Earlier this year, I presented at several of the Pro Expos put together by Pella in cities all across the country. Our presentation was on green remodeling and how remodelers, builders and architects could educate their clients on the intracacies of sustainability. Over and over again, I heard from contractors things like, “My clients won’t buy green” or “I don’t believe in that stuff.”
“Going green” – to use a term that’s probably a big part of the problem – isn’t a political statement. It’s just common sense. And that’s the point of our cover story this month.
I know a lot of remodelers who won’t even use the word “green” anymore because it’s all tied up in many people’s minds with Al Gore, global warming and saving the planet.
Peter Michelson of Renewal Design-Build outside of Atlanta has a great take on it. He grew up in what he described as a “Boston liberal” household, and for him it is personally important to improve our environment and reduce our use of resources.

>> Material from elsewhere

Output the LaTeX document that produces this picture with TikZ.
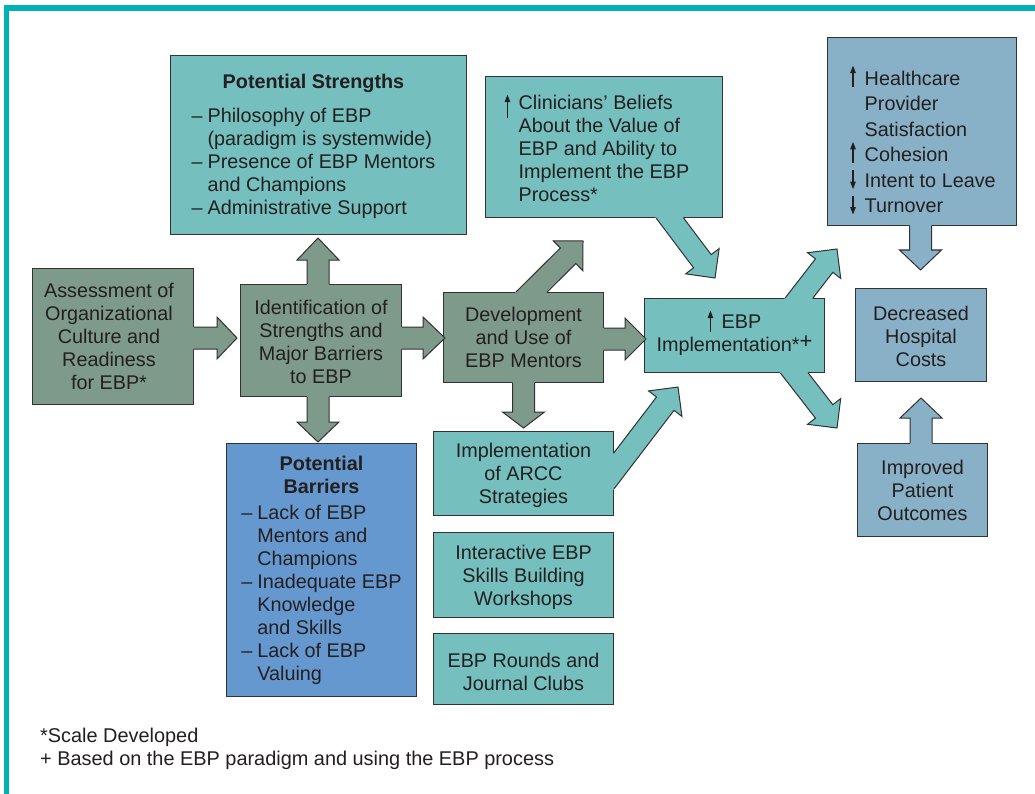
\documentclass[tikz,border=0pt]{standalone}
\usepackage{fontspec}
\setmainfont{Liberation Sans}
\usetikzlibrary{arrows.meta,calc}

\definecolor{frameteal}{RGB}{0,178,184}
\definecolor{sage}{RGB}{126,154,138}
\definecolor{tealbox}{RGB}{117,191,191}
\definecolor{barrierblue}{RGB}{102,152,208}
\definecolor{steel}{RGB}{136,176,198}
\definecolor{ink}{RGB}{35,31,32}
\definecolor{edgegray}{RGB}{50,50,50}

\newcommand{\boxfont}{\fontsize{19.8}{23}\selectfont}
% small up / down arrows set inside the text
\newcommand{\txtarrow}[2]{\smash{\tikz[baseline=0pt,x=1pt,y=1pt]\draw[ink,line width=1.3pt,-{Triangle[length=7.5pt,width=5.4pt]}] (0,#1) -- (0,#2);}}
% shift a block of text by (#1 right, #2 up) without changing its size;
% every box text sits 2.5pt below the geometric centre
\newcommand{\nudge}[3]{\raisebox{\dimexpr#2-2.5pt\relax}[\height][\depth]{\kern#1\relax#3\kern-#1\relax}}
% fat block arrow: [head length]{fill}{tail inside box}{tip}{box side start}{box side end}
\newcommand{\blockarrow}[6][21]{%
  \coordinate (bat) at (#3);
  \coordinate (bap) at (#4);
  \coordinate (bah) at ($(bap)!#1pt!(bat)$);
  \coordinate (ba1) at ($(bat)!11pt!90:(bap)$);
  \coordinate (ba2) at ($(bah)!11pt!90:(bap)$);
  \coordinate (ba3) at ($(bah)!21pt!90:(bap)$);
  \coordinate (ba5) at ($(bah)!21pt!-90:(bap)$);
  \coordinate (ba6) at ($(bah)!11pt!-90:(bap)$);
  \coordinate (ba7) at ($(bat)!11pt!-90:(bap)$);
  \coordinate (bae) at (#5);
  \coordinate (baf) at (#6);
  \coordinate (bas) at (intersection of ba1--ba2 and bae--baf);
  \coordinate (baz) at (intersection of ba7--ba6 and bae--baf);
  \fill[#2] (ba1) -- (ba2) -- (ba3) -- (bap) -- (ba5) -- (ba6) -- (ba7) -- cycle;
  \draw[arrowline] (bas) -- (ba2) -- (ba3) -- (bap) -- (ba5) -- (ba6) -- (baz);
}

\begin{document}
\begin{tikzpicture}[x=1pt,y=-1pt,
  box/.style={draw=edgegray, line width=1pt, inner sep=0pt, anchor=north west,
              text=ink, font=\boxfont},
  arrowline/.style={draw=edgegray, line width=1pt},
  note/.style={text=ink, font=\fontsize{19.9}{23}\selectfont, inner sep=0pt, anchor=base west}]

\useasboundingbox (0,0) rectangle (1035,794);
\fill[white] (0,0) rectangle (1035,794);
% frame
\draw[frameteal, line width=5.5pt] (6.7,800) -- (6.7,7.8) -- (1040,7.8);

% boxes
\node[box, fill=sage, minimum width=161pt, minimum height=136pt] (assess) at (32,268)
  {\nudge{-4pt}{0pt}{\begin{tabular}{@{}c@{}}Assessment of\\Organizational\\Culture and\\Readiness\\for EBP*\end{tabular}}};
\node[box, fill=sage, minimum width=161pt, minimum height=112pt] (ident) at (240,284)
  {\nudge{0pt}{-1pt}{\begin{tabular}{@{}c@{}}Identification of\\Strengths and\\Major Barriers\\to EBP\end{tabular}}};
\node[box, fill=tealbox, minimum width=296pt, minimum height=179pt] (strength) at (170,55)
  {\nudge{-5pt}{1pt}{\begin{tabular}{@{}l@{\hspace{5pt}}l@{}}
    \multicolumn{2}{c}{\bfseries Potential Strengths}\\[11pt]
    –&Philosophy of EBP\\
     &(paradigm is systemwide)\\
    –&Presence of EBP Mentors\\
     &and Champions\\
    –&Administrative Support
  \end{tabular}}};
\node[box, fill=barrierblue, minimum width=190pt, minimum height=253pt] (barrier) at (226,443)
  {\nudge{0pt}{2pt}{\begin{tabular}{@{}l@{\hspace{5pt}}l@{}}
    \multicolumn{2}{c}{\bfseries Potential}\\
    \multicolumn{2}{c}{\bfseries Barriers}\\[3pt]
    –&Lack of EBP\\
     &Mentors and\\
     &Champions\\
    –&Inadequate EBP\\
     &Knowledge\\
     &and Skills\\
    –&Lack of EBP\\
     &Valuing
  \end{tabular}}};
\node[box, fill=sage, minimum width=160pt, minimum height=90pt] (dev) at (443,292)
  {\nudge{0pt}{0pt}{\begin{tabular}{@{}c@{}}Development\\and Use of\\EBP Mentors\end{tabular}}};
\node[box, fill=tealbox, minimum width=180pt, minimum height=84pt] (arcc) at (433,431)
  {\nudge{0pt}{0pt}{\begin{tabular}{@{}c@{}}Implementation\\of ARCC\\Strategies\end{tabular}}};
\node[box, fill=tealbox, minimum width=180pt, minimum height=85pt] (workshop) at (433,532)
  {\nudge{0pt}{0pt}{\begin{tabular}{@{}c@{}}Interactive EBP\\Skills Building\\Workshops\end{tabular}}};
\node[box, fill=tealbox, minimum width=180pt, minimum height=71pt] (rounds) at (433,633)
  {\nudge{0pt}{-3pt}{\begin{tabular}{@{}c@{}}EBP Rounds and\\Journal Clubs\end{tabular}}};
\node[box, fill=tealbox, minimum width=237pt, minimum height=141pt] (belief) at (485,76)
  {\nudge{-7pt}{-1.5pt}{\begin{tabular}{@{}c@{\hspace{8.5pt}}l@{}}
    \txtarrow{-8}{15}&Clinicians’ Beliefs\\
     &About the Value of\\
     &EBP and Ability to\\
     &Implement the EBP\\
     &Process*
  \end{tabular}}};
\node[box, fill=tealbox, minimum width=180pt, minimum height=74pt] (ebp) at (644,298)
  {\nudge{0pt}{2.5pt}{\begin{tabular}{@{}c@{}}\txtarrow{-3}{18}\hspace{8.5pt}EBP\\Implementation*\raisebox{3.5pt}{\fontsize{22}{23}\selectfont+}\end{tabular}}};
\node[box, fill=steel, minimum width=189pt, minimum height=188pt] (health) at (827,37)
  {\nudge{1pt}{-10pt}{\fontsize{19.8}{25.4}\selectfont\begin{tabular}{@{}c@{\hspace{9pt}}l@{}}
    \txtarrow{-1}{20}&Healthcare\\
     &Provider\\
     &Satisfaction\\
    \txtarrow{-1}{20}&Cohesion\\
    \txtarrow{17}{-2}&Intent to Leave\\
    \txtarrow{17}{-2}&Turnover
  \end{tabular}}};
\node[box, fill=steel, minimum width=131pt, minimum height=93pt] (cost) at (855,288)
  {\nudge{0pt}{-1.5pt}{\begin{tabular}{@{}c@{}}Decreased\\Hospital\\Costs\end{tabular}}};
\node[box, fill=steel, minimum width=130pt, minimum height=93pt] (patient) at (857,443)
  {\nudge{0pt}{0pt}{\begin{tabular}{@{}c@{}}Improved\\Patient\\Outcomes\end{tabular}}};

% ends of the block arrows
\coordinate (assess-out) at (191,338);   \coordinate (ident-in)   at (237,338);
\coordinate (ident-out)  at (399,338);   \coordinate (dev-in)     at (445,338);
\coordinate (ident-up)   at (318,286);   \coordinate (strength-in) at (318,238);
\coordinate (ident-down) at (318,394);   \coordinate (barrier-in) at (318,442);
\coordinate (dev-out)    at (601,339);   \coordinate (ebp-in)     at (646,339);
\coordinate (dev-down)   at (523.5,380); \coordinate (arcc-in)    at (523.5,428);
\coordinate (dev-up)     at (521.6,301.8); \coordinate (dev-tip)  at (583,241);
\coordinate (belief-out) at (661.8,207.4); \coordinate (belief-tip) at (715,278);
\coordinate (arcc-out)   at (602.1,486.3); \coordinate (arcc-tip) at (678,387);
\coordinate (ebp-upout)  at (791.6,307.5); \coordinate (ebp-uptip) at (837,249);
\coordinate (ebp-dnout)  at (786.1,362.5); \coordinate (ebp-dntip) at (837,428);
\coordinate (health-out) at (920.5,223); \coordinate (cost-top)   at (920.5,270);
\coordinate (patient-out) at (921,445);  \coordinate (cost-bottom) at (921,398);

% block arrows
\blockarrow[20]{sage}{assess-out}{ident-in}{assess.north east}{assess.south east}
\blockarrow[22]{sage}{ident-out}{dev-in}{ident.north east}{ident.south east}
\blockarrow[22]{sage}{ident-up}{strength-in}{ident.north west}{ident.north east}
\blockarrow[20]{sage}{ident-down}{barrier-in}{ident.south west}{ident.south east}
\blockarrow[21]{sage}{dev-out}{ebp-in}{dev.north east}{dev.south east}
\blockarrow[16]{sage}{dev-down}{arcc-in}{dev.south west}{dev.south east}
\blockarrow[21]{sage}{dev-up}{dev-tip}{dev.north west}{dev.north east}
\blockarrow[21]{tealbox}{belief-out}{belief-tip}{belief.south west}{belief.south east}
\blockarrow[21]{tealbox}{arcc-out}{arcc-tip}{arcc.north east}{arcc.south east}
\blockarrow[21]{tealbox}{ebp-upout}{ebp-uptip}{ebp.north west}{ebp.north east}
\blockarrow[21]{tealbox}{ebp-dnout}{ebp-dntip}{ebp.south west}{ebp.south east}
\blockarrow[20]{steel}{health-out}{cost-top}{health.south west}{health.south east}
\blockarrow[20]{steel}{patient-out}{cost-bottom}{patient.north west}{patient.north east}

% footnotes
\node[note] (fn1) at (40,742) {*Scale Developed};
\node[note] (fn2) at (40,765) {+ Based on the EBP paradigm and using the EBP process};
\end{tikzpicture}
\end{document}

But you know what? He doesn’t require that of his clients. He leaves his agenda at the door and addresses what they need. For most of them, that’s lower energy bills, more efficient hot water heating and a more comfortable home.
He’s not asking them if they want green. He’s finding out what they do want, and usually it is green, whether they realize it or not.
As Doug Selby of Meadowlark Builders says in the article, once he shows clients the difference these improvements can make to their monthly utility bills, “it’s a no-brainer for them.”
Although the remodelers we talked to this month are personally invested in sustainability, it’s not like you need to be a true believer to be out there selling this. As long as you care about your clients and meeting their needs, something you’ve hopefully been doing for years, this should just be second nature.  
Green isn’t just about selling bamboo floors and countertops made with 90 percent recycled materials. It’s about finding out what clients need, and meeting those needs with high-quality materials and solutions.
And that’s not being a “green” remodeler. That’s just being a good one.